For teachers in Germany, sabbaticals are a government-installed system.
You can file for ‚anlasslose Teilzeit‘ which roughly translated to ‚working part-time for no reason‘ and then you get (for example) just 6/7 of your paycheck for seven years, but the seventh year you‘re not working.
The file is accepted almost always, and since most teachers in Germany are very well paid, many use this opportunity. Especially, since you stay government-employed with all the benefits.
Jillian Johnsrud says
My hope is that eventually more US employers will adopt similar policies!
This is what I have been doing since about the age of 25. I’m now 50.
It’s nice to now give it an official title instead of just time out!
Jillian Johnsrud says
Hi Lizzie! This inspires me. If I may ask – what do you do during your time off? Travel, hang at home, volunteer..?? Just curious for my own personal planning! :) 38 years old here…
Mike Tinnon says
Wow! That’s wonderful!
I retired five years before my law enforcement pension maxed out. After 26 years, and the last ten as police chief, I knew it was time to dive into my creative life as a writer/artist.
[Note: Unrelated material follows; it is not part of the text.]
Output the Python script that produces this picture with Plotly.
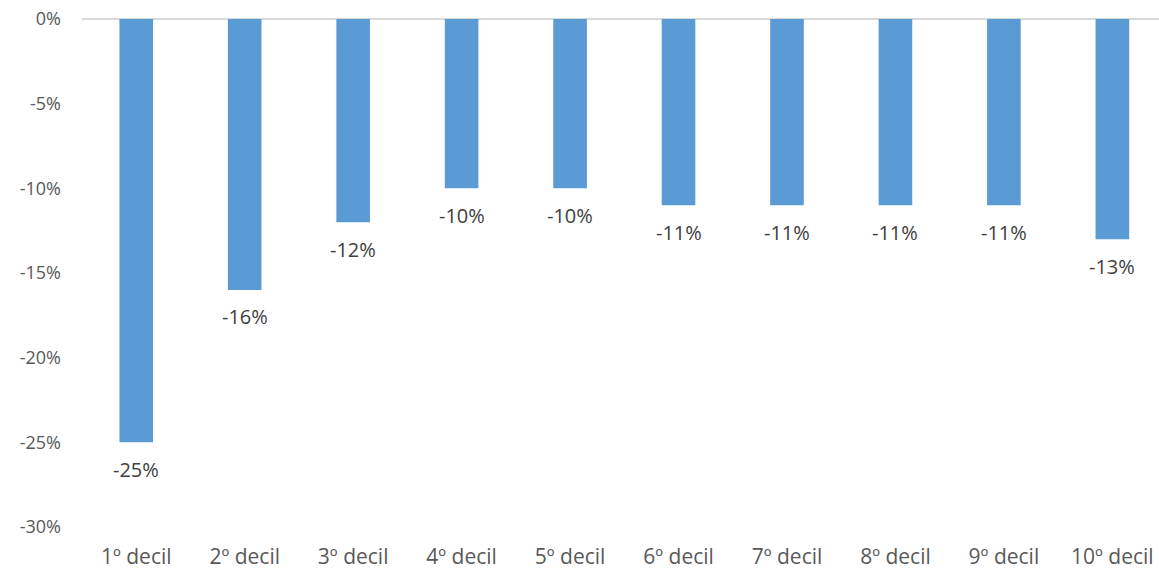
import plotly.graph_objects as go

categories = ["1º decil", "2º decil", "3º decil", "4º decil", "5º decil",
              "6º decil", "7º decil", "8º decil", "9º decil", "10º decil"]
values = [-25, -16, -12, -10, -10, -11, -11, -11, -11, -13]
y_ticks = [0, -5, -10, -15, -20, -25, -30]
y_tick_labels = ["0%", "-5%", "-10%", "-15%", "-20%", "-25%", "-30%"]
labels = [f"{v}%" for v in values]

xs = list(range(len(categories)))

fig = go.Figure(go.Bar(
    x=xs,
    y=values,
    marker=dict(color="#5B9BD5", line=dict(width=0)),
    width=0.31,
    hoverinfo="skip",
))

for x, v, t in zip(xs, values, labels):
    fig.add_annotation(
        x=x, y=v, text=t, showarrow=False,
        yanchor="middle", yshift=-27,
        font=dict(family="Open Sans", size=20, color="#404040"),
    )

fig.update_layout(
    width=1159, height=572,
    margin=dict(l=82, r=0, t=19, b=45),
    plot_bgcolor="white", paper_bgcolor="white",
    showlegend=False,
    xaxis=dict(
        range=[-0.5, 9.43],
        tickmode="array",
        tickvals=xs,
        ticktext=categories,
        showgrid=False, zeroline=False, showline=False,
        tickfont=dict(family="Open Sans", size=21, color="#595959"),
        ticks="", ticklabelstandoff=15,
    ),
    yaxis=dict(
        range=[-30, 0],
        tickmode="array",
        tickvals=y_ticks,
        ticktext=y_tick_labels,
        showgrid=False,
        zeroline=True, zerolinecolor="#D9D9D9", zerolinewidth=2,
        showline=False,
        tickfont=dict(family="Open Sans", size=18, color="#595959"),
        ticks="", ticklabelstandoff=20,
    ),
)

fig.write_html("out.html")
My wife and I moved to a lower tax state, downsized, and found a healthier, more fulfilling life. Positive change is possible, you just have to plan and take action.
Jillian Johnsrud says
That’s wonderful! I bet it’s a nice change of pace.
Wendy Wilson Burich says
I think the idea of taking a mini-retirement scares most people, but it makes sense to do it! A woman that attended life coach trining with me started a company called “Fanatical Sabbatical” that actually prepares her clients to take a 4-6 week break from their work, and helps them with everything from talking to their bosses to saving up the money to do it. I really enjoyed this article, and I hope more people take the time for themselves to regroup and make the changes that will allow them to thrive.